▸ **Work to do**: Leave every picture out and write out the records below exactly.

Code that draws figures:
--*--

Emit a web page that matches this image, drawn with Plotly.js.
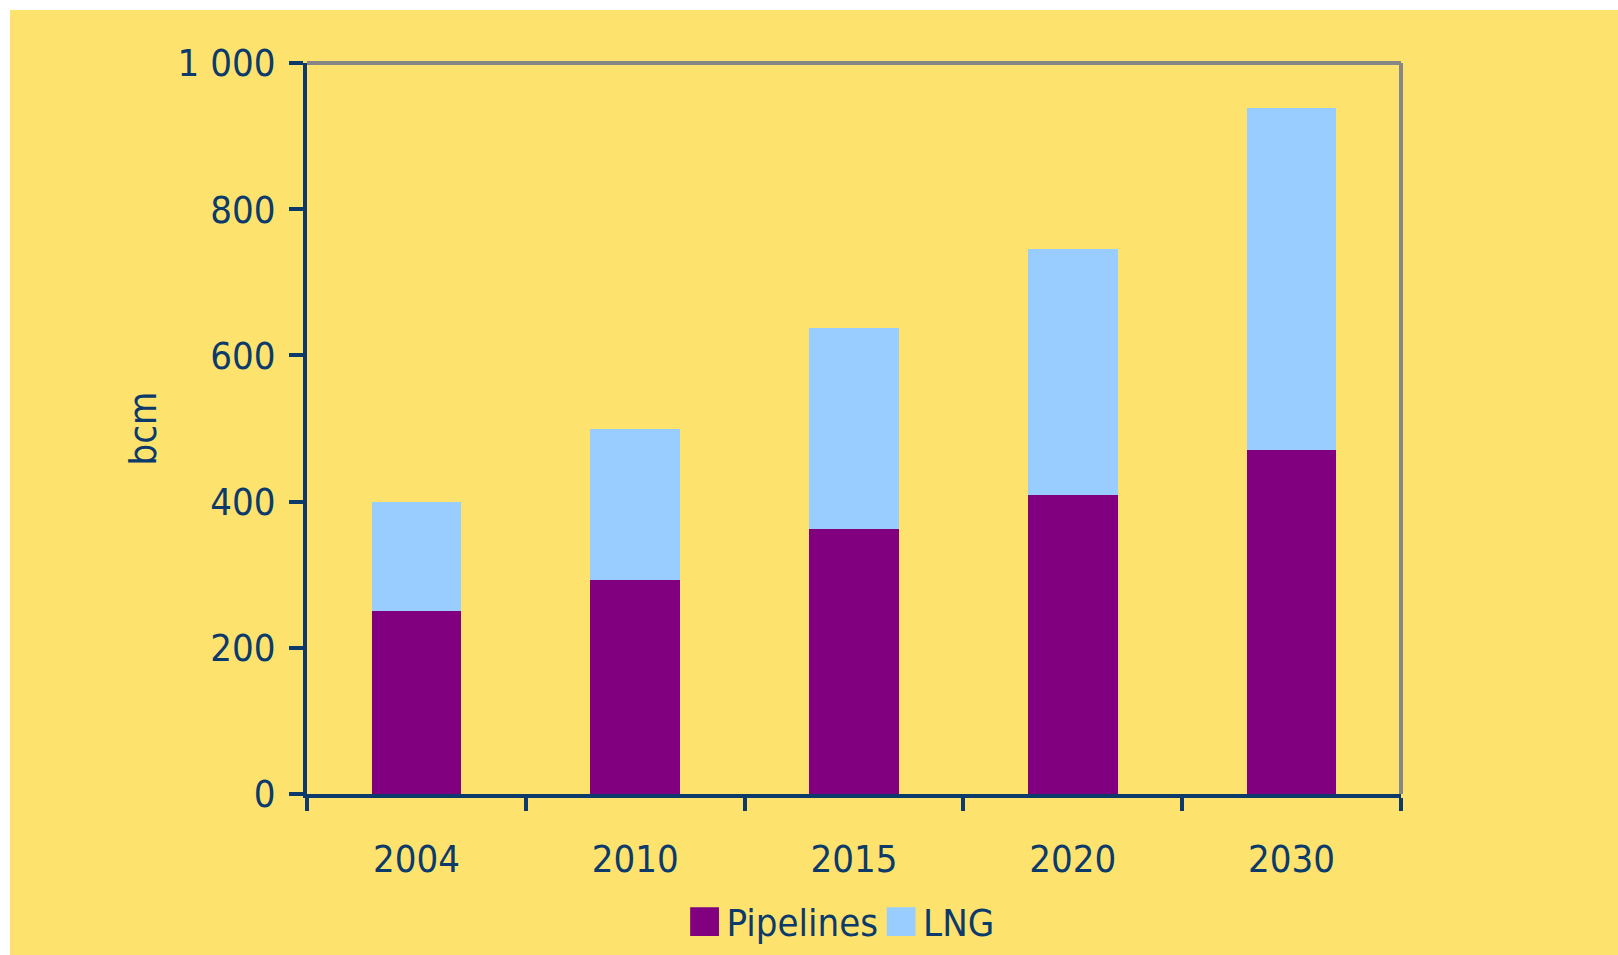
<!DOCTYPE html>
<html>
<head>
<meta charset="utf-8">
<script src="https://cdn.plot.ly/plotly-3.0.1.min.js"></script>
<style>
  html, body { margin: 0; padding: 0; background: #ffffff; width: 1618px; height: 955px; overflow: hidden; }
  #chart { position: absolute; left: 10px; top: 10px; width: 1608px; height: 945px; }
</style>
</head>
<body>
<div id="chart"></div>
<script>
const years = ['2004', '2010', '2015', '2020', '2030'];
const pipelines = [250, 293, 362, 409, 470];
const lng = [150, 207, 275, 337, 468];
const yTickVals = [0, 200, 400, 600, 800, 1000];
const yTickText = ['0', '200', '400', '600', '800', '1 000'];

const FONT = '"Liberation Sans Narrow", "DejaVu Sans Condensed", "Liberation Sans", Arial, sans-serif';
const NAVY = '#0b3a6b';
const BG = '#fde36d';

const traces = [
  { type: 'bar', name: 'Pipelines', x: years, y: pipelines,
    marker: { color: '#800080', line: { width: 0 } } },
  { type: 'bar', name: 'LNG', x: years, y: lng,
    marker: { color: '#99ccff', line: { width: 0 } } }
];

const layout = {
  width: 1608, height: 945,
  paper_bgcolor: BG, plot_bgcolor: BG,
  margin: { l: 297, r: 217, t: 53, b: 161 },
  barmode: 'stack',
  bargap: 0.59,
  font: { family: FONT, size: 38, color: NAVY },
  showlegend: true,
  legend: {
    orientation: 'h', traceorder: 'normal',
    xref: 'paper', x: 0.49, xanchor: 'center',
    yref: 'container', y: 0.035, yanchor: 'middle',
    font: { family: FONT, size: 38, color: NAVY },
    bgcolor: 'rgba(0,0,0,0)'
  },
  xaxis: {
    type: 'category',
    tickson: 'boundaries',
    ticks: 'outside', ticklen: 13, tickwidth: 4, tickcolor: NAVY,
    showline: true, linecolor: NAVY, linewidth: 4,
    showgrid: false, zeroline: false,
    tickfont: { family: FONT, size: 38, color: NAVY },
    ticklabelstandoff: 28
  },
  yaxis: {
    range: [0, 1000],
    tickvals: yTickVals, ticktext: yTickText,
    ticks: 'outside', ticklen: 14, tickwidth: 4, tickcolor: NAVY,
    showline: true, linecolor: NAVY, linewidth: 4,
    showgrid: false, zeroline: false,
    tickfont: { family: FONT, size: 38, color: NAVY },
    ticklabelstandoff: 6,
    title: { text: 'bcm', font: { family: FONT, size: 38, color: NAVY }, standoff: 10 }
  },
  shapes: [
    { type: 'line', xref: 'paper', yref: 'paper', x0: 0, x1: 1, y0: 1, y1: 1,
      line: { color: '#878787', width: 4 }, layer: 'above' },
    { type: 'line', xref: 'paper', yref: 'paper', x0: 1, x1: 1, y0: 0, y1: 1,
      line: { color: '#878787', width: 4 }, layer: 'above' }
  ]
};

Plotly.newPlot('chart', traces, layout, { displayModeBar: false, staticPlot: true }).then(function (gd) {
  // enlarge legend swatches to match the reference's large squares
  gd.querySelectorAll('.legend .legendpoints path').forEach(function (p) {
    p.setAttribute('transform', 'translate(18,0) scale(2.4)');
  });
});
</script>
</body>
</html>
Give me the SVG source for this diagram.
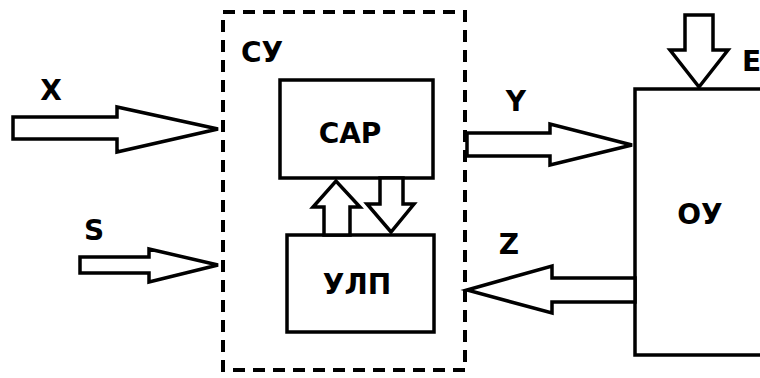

--*--

▸ **Correct output**:
Emit a web page that matches this image, drawn with Plotly.js.
<!DOCTYPE html>
<html>
<head>
<meta charset="utf-8">
<script src="https://cdn.plot.ly/plotly-3.0.1.min.js"></script>
<style>
  html, body { margin: 0; padding: 0; background: #ffffff; width: 1618px; height: 955px; overflow: hidden; }
  #chart { position: absolute; left: 10px; top: 10px; width: 1608px; height: 945px; }
</style>
</head>
<body>
<div id="chart"></div>
<script>
const years = ['2004', '2010', '2015', '2020', '2030'];
const pipelines = [250, 293, 362, 409, 470];
const lng = [150, 207, 275, 337, 468];
const yTickVals = [0, 200, 400, 600, 800, 1000];
const yTickText = ['0', '200', '400', '600', '800', '1 000'];

const FONT = '"Liberation Sans Narrow", "DejaVu Sans Condensed", "Liberation Sans", Arial, sans-serif';
const NAVY = '#0b3a6b';
const BG = '#fde36d';

const traces = [
  { type: 'bar', name: 'Pipelines', x: years, y: pipelines,
    marker: { color: '#800080', line: { width: 0 } } },
  { type: 'bar', name: 'LNG', x: years, y: lng,
    marker: { color: '#99ccff', line: { width: 0 } } }
];

const layout = {
  width: 1608, height: 945,
  paper_bgcolor: BG, plot_bgcolor: BG,
  margin: { l: 297, r: 217, t: 53, b: 161 },
  barmode: 'stack',
  bargap: 0.59,
  font: { family: FONT, size: 38, color: NAVY },
  showlegend: true,
  legend: {
    orientation: 'h', traceorder: 'normal',
    xref: 'paper', x: 0.49, xanchor: 'center',
    yref: 'container', y: 0.035, yanchor: 'middle',
    font: { family: FONT, size: 38, color: NAVY },
    bgcolor: 'rgba(0,0,0,0)'
  },
  xaxis: {
    type: 'category',
    tickson: 'boundaries',
    ticks: 'outside', ticklen: 13, tickwidth: 4, tickcolor: NAVY,
    showline: true, linecolor: NAVY, linewidth: 4,
    showgrid: false, zeroline: false,
    tickfont: { family: FONT, size: 38, color: NAVY },
    ticklabelstandoff: 28
  },
  yaxis: {
    range: [0, 1000],
    tickvals: yTickVals, ticktext: yTickText,
    ticks: 'outside', ticklen: 14, tickwidth: 4, tickcolor: NAVY,
    showline: true, linecolor: NAVY, linewidth: 4,
    showgrid: false, zeroline: false,
    tickfont: { family: FONT, size: 38, color: NAVY },
    ticklabelstandoff: 6,
    title: { text: 'bcm', font: { family: FONT, size: 38, color: NAVY }, standoff: 10 }
  },
  shapes: [
    { type: 'line', xref: 'paper', yref: 'paper', x0: 0, x1: 1, y0: 1, y1: 1,
      line: { color: '#878787', width: 4 }, layer: 'above' },
    { type: 'line', xref: 'paper', yref: 'paper', x0: 1, x1: 1, y0: 0, y1: 1,
      line: { color: '#878787', width: 4 }, layer: 'above' }
  ]
};

Plotly.newPlot('chart', traces, layout, { displayModeBar: false, staticPlot: true }).then(function (gd) {
  // enlarge legend swatches to match the reference's large squares
  gd.querySelectorAll('.legend .legendpoints path').forEach(function (p) {
    p.setAttribute('transform', 'translate(18,0) scale(2.4)');
  });
});
</script>
</body>
</html>
Give me the SVG source for this diagram.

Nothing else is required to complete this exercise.